#### [What the task requires]
Across the listing below, how many lines hold "seaborn"? Reply with the number by itself.

────

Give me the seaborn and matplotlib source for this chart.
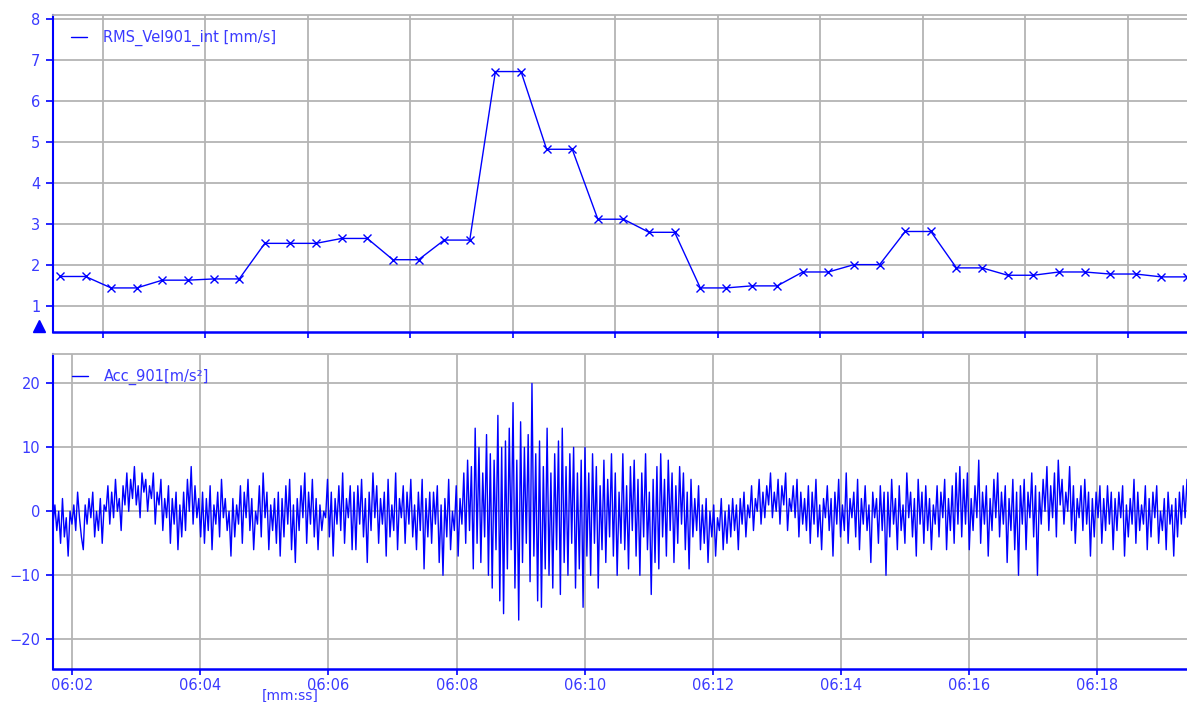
import numpy as np
import pandas as pd
import matplotlib
matplotlib.use("Agg")
import matplotlib.pyplot as plt
from matplotlib.lines import Line2D
from matplotlib.ticker import FixedLocator, FuncFormatter, NullFormatter
import seaborn as sns

# ---------------- data ----------------
# RMS velocity (top panel), one value per RMS block
rms_values = [1.71, 1.71, 1.43, 1.43, 1.62, 1.62, 1.65, 1.65, 2.52, 2.52,
              2.52, 2.64, 2.64, 2.12, 2.12, 2.60, 2.60, 6.72, 6.72, 4.82,
              4.82, 3.11, 3.11, 2.79, 2.79, 1.43, 1.43, 1.48, 1.48, 1.82,
              1.82, 2.00, 2.00, 2.81, 2.81, 1.92, 1.92, 1.74, 1.74, 1.82,
              1.82, 1.77, 1.77, 1.70, 1.70]
rms_label = "RMS_Vel901_int [mm/s]"

# Acceleration signal (bottom panel), sampled uniformly
acc_start_s = 361.70     # 06:01.70
acc_end_s = 379.40       # 06:19.40
acc_values = [
    -2, 1, -3, 0, -5, 2, -4, -1, -7, 0, -2, 1, -3, 3, -1, -4, -6, 1, -2, 2,
    -1, 3, -4, 0, -3, 2, -5, 1, 0, 4, -2, 3, -1, 5, 0, 2, -3, 4, 1, 6,
    0, 5, 2, 7, 1, 4, -1, 6, 3, 5, 0, 4, 2, 6, -2, 3, 1, 5, -3, 2,
    -1, 4, -5, 2, -2, 3, -6, 1, -4, 3, -3, 5, 0, 7, -2, 4, -1, 2, -4, 3,
    -5, 2, -3, 4, -6, 1, -2, 3, -4, 5, -1, 2, -3, 0, -7, 2, -4, 1, -2, 4,
    -5, 3, -1, 5, -3, 2, -6, 0, -2, 4, -4, 6, -1, 3, -6, 1, -3, 2, -5, 3,
    -7, 2, -4, 4, -2, 5, -6, 1, -8, 2, -3, 4, -1, 6, -5, 3, -2, 5, -4, 2,
    -6, 1, -3, 0, -1, 5, -4, 3, -7, 2, -2, 4, -3, 6, -5, 2, -1, 4, -6, 3,
    -6, 4, -2, 5, -4, 2, -8, 3, -3, 6, -1, 4, -5, 2, -2, 3, -7, 5, -4, 1,
    -3, 6, -6, 2, -1, 4, -5, 3, -2, 5, -4, 1, -6, 3, -3, 5, -9, 2, -4, 3,
    -5, 3, -2, 4, -8, 1, -10, 2, -4, 5, -6, 0, -3, 4, -7, 2, -2, 6, -5, 8,
    -3, 7, -9, 13, -5, 10, -8, 6, -4, 12, -10, 9, -12, 8, -6, 15, -14, 10, -16, 11,
    -9, 13, -6, 17, -12, 8, -17, 14, -8, 10, -5, 12, -11, 20, -7, 9, -14, 11, -15, 7,
    -9, 13, -10, 6, -12, 9, -6, 11, -13, 13, -8, 7, -10, 9, -5, 10, -12, 6, -9, 8,
    -15, 10, -7, 6, -10, 9, -5, 7, -12, 4, -6, 8, -8, 5, -4, 9, -7, 6, -10, 3,
    -5, 9, -6, 4, -9, 7, -3, 8, -7, 5, -10, 6, -4, 9, -6, 3, -13, 5, -8, 7,
    -9, 9, -4, 5, -7, 8, -3, 6, -8, 4, -5, 7, -2, 6, -6, 3, -9, 5, -4, 2,
    -3, 4, -6, 1, -5, 2, -8, 0, -4, 1, -7, -1, -3, 2, -6, 0, -5, 1, -4, 2,
    -3, 1, -6, 2, -2, 3, -4, 1, -1, 4, -3, 2, 0, 5, -2, 3, -1, 4, 1, 6,
    -1, 3, 0, 5, -2, 4, 1, 6, -3, 2, 0, 4, -1, 5, -4, 3, -2, 2, -3, 4,
    -5, 3, -2, 5, -4, 1, -6, 2, -1, 4, -3, 2, -7, 3, -2, 5, -4, 1, -3, 6,
    -5, 2, -1, 3, -4, 5, -6, 2, -2, 4, -3, 1, -8, 3, -1, 2, -5, 4, -3, 3,
    -10, 3, -4, 5, -2, 2, -6, 4, -3, 1, -5, 6, -1, 3, -4, 2, -7, 5, -2, 3,
    -5, 4, -3, 2, -6, 1, -2, 4, -4, 3, -1, 5, -6, 2, -3, 4, -5, 6, -2, 7,
    -4, 5, -2, 6, -6, 2, -3, 4, -1, 8, -5, 3, -2, 4, -7, 2, -3, 5, -1, 6,
    -4, 3, -2, 4, -8, 2, -3, 5, -6, 3, -10, 4, -2, 5, -6, 3, -1, 6, -4, 4,
    -10, 3, -2, 5, 0, 7, -3, 4, -1, 6, -4, 8, 1, 5, -2, 3, 0, 7, -3, 4,
    -5, 2, -1, 4, -3, 5, -2, 3, -7, 2, -4, 3, -1, 4, -5, 2, -3, 4, -2, 3,
    -6, 2, -3, 3, -1, 4, -7, 1, -4, 2, -2, 5, -5, 3, -3, 1, -2, 4, -6, 2,
    -4, 3, -1, 4, -5, 0, -3, 2, -6, 3, -2, 1, -7, 2, -4, 3, -2, 4, -1, 5,
]
acc_label = "Acc_901[m/s\u00b2]"

time_ticks_s = [362, 364, 366, 368, 370, 372, 374, 376, 378]
rms_yticks = [1, 2, 3, 4, 5, 6, 7, 8]
acc_yticks = [-20, -10, 0, 10, 20]
xlabel_text = "[mm:ss]"

# ---------------- frames ----------------
rms_df = pd.DataFrame({"block": np.arange(len(rms_values)), "rms": rms_values})
acc_df = pd.DataFrame({
    "t": np.linspace(acc_start_s, acc_end_s, len(acc_values)),
    "acc": acc_values,
})

# ---------------- style ----------------
sns.set_style("white")
plt.rcParams["font.family"] = ["DejaVu Sans"]
BLUE = "#0000ff"
TXT = "#3a3aff"
GRID = "#b4b4b4"

W, H = 1187, 702
fig = plt.figure(figsize=(W / 100, H / 100), dpi=100)
L, R = 53, 1187
ax1 = fig.add_axes([L / W, 1 - 331.7 / H, (R - L) / W, (331.7 - 14.7) / H])
ax2 = fig.add_axes([L / W, 1 - 669.3 / H, (R - L) / W, (669.3 - 354) / H])

# ---------------- top panel ----------------
sns.lineplot(data=rms_df, x="block", y="rms", ax=ax1, color=BLUE, lw=1.0,
             marker="x", markersize=6, markeredgewidth=1.0, markeredgecolor=BLUE,
             legend=False)
ax1.set_xlim(-0.27, 44.0)
ax1.set_ylim(0.36, 8.11)
ax1.xaxis.set_major_locator(FixedLocator(np.arange(1.68, 44.0, 4)))
ax1.xaxis.set_major_formatter(NullFormatter())
ax1.set_yticks(rms_yticks)
ax1.set_xlabel("")
ax1.set_ylabel("")
ax1.grid(True, color=GRID, lw=1.3)
ax1.set_axisbelow(True)
ax1.plot([-0.012], [0.018], marker="^", color=BLUE, markersize=8,
         transform=ax1.transAxes, clip_on=False)
ax1.legend(handles=[Line2D([], [], color=BLUE, lw=1.0)], labels=[rms_label],
           loc="center left", bbox_to_anchor=((71 - L) / (R - L), 0.926),
           frameon=False, handlelength=1.1, handletextpad=1.1, borderpad=0,
           borderaxespad=0, labelcolor=TXT, fontsize=10.5)

# ---------------- bottom panel ----------------
sns.lineplot(data=acc_df, x="t", y="acc", ax=ax2, color=BLUE, lw=1.0,
             sort=False, legend=False)
ax2.set_xlim(acc_start_s, acc_end_s)
ax2.set_ylim(-24.7, 24.6)
ax2.set_xticks(time_ticks_s)
ax2.xaxis.set_major_formatter(FuncFormatter(lambda v, p: f"{int(v // 60):02d}:{int(round(v % 60)):02d}"))
ax2.set_yticks(acc_yticks)
ax2.set_ylabel("")
ax2.grid(True, color=GRID, lw=1.3)
ax2.set_axisbelow(True)
ax2.legend(handles=[Line2D([], [], color=BLUE, lw=1.0)], labels=[acc_label],
           loc="center left", bbox_to_anchor=((72 - L) / (R - L), 0.927),
           frameon=False, handlelength=1.1, handletextpad=1.1, borderpad=0,
           borderaxespad=0, labelcolor=TXT, fontsize=10.5)
ax2.set_xlabel(xlabel_text, color=TXT, fontsize=10)
ax2.xaxis.set_label_coords((290 - L) / (R - L), -0.062)

# ---------------- spines & ticks ----------------
for ax in (ax1, ax2):
    ax.spines["left"].set_color(BLUE)
    ax.spines["left"].set_linewidth(1.5)
    ax.spines["bottom"].set_color(BLUE)
    ax.spines["bottom"].set_linewidth(1.8)
    ax.spines["top"].set_color(GRID)
    ax.spines["top"].set_linewidth(1.3)
    ax.spines["right"].set_visible(False)
    ax.tick_params(axis="both", which="major", direction="out", colors=BLUE,
                   labelcolor=TXT, labelsize=10.5, length=5, width=1.2,
                   left=True, bottom=True)
    ax.tick_params(axis="x", length=4, pad=2)
    ax.tick_params(axis="y", pad=4)

fig.savefig("out.png", dpi=100)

────

#### [Output of the exercise]
2